The Capital Market

The Capital Market

The capital market is the sector of the financial market where long-term financial instruments issued by corporations and governments trade.

Here “long-term” refers to a financial instrument with an original maturity greater than one year and perpetual securities (those with no maturity).

There are two types of capital market securities:

  1. Those that represent shares of ownership interest, also called equity, issued by corporations.
  2. Those that represent indebtedness, issued by corporations and by the U.S., state, and local governments.
The Capital Market Overview
The Capital Market Overview

Earlier we described the distinction between equity and debt instruments. Equity includes common stock and preferred stock. Because common stock represents ownership of the corporation, and because the corporation has a perpetual life, common stock is a perpetual security; it has no maturity. Preferred stock also represents ownership interest in a corporation and can either have a redemption date or be perpetual.

A capital market debt obligation is a financial instrument whereby the borrower promises to repay the maturity value at a specified period of time beyond one year.

We can break down these debt obligations into two categories:

  • Bank Loans
  • Debt Securities

Bank Loans

Bank loans were not considered capital market instruments, today there is a market for the trading of these debt obligations.

One form of such a bank loan is a syndicated bank loan. This is a loan in which a group (or syndicate) of banks provides funds to the borrower.

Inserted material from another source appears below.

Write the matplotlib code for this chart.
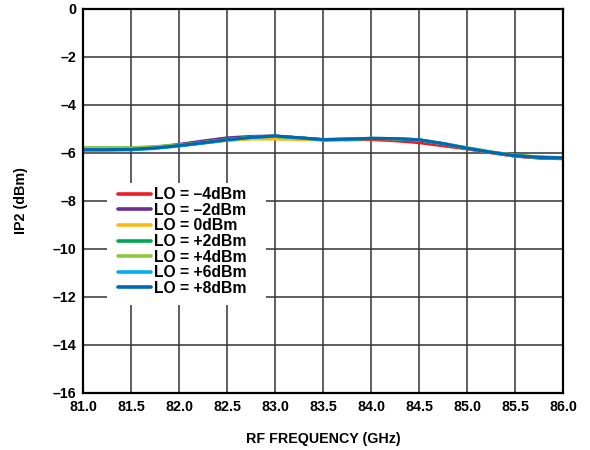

The need for a group of banks arises because the exposure in terms of the credit risk and the amount sought by a borrower may be too large for any one bank.

Debt Securities

Debt securities include (1) bonds, (2) notes, (3) medium-term notes, and (4) asset-backed securities. The distinction between a bond and a note has to do with the number of years until the obligation matures when the issuer originally issued the security.

Historically, a note is a debt security with a maturity at issuance of 10 years or less; a bond is a debt security with a maturity greater than 10 years.

The distinction between a note and a medium-term note has nothing to do with the maturity, but rather the method of issuing the security.

Throughout most of time, we refer to a bond, a note, or a medium term note as simply a bond. We will refer to the investors in any debt obligation as the debtholder, bondholder, creditor, or noteholder.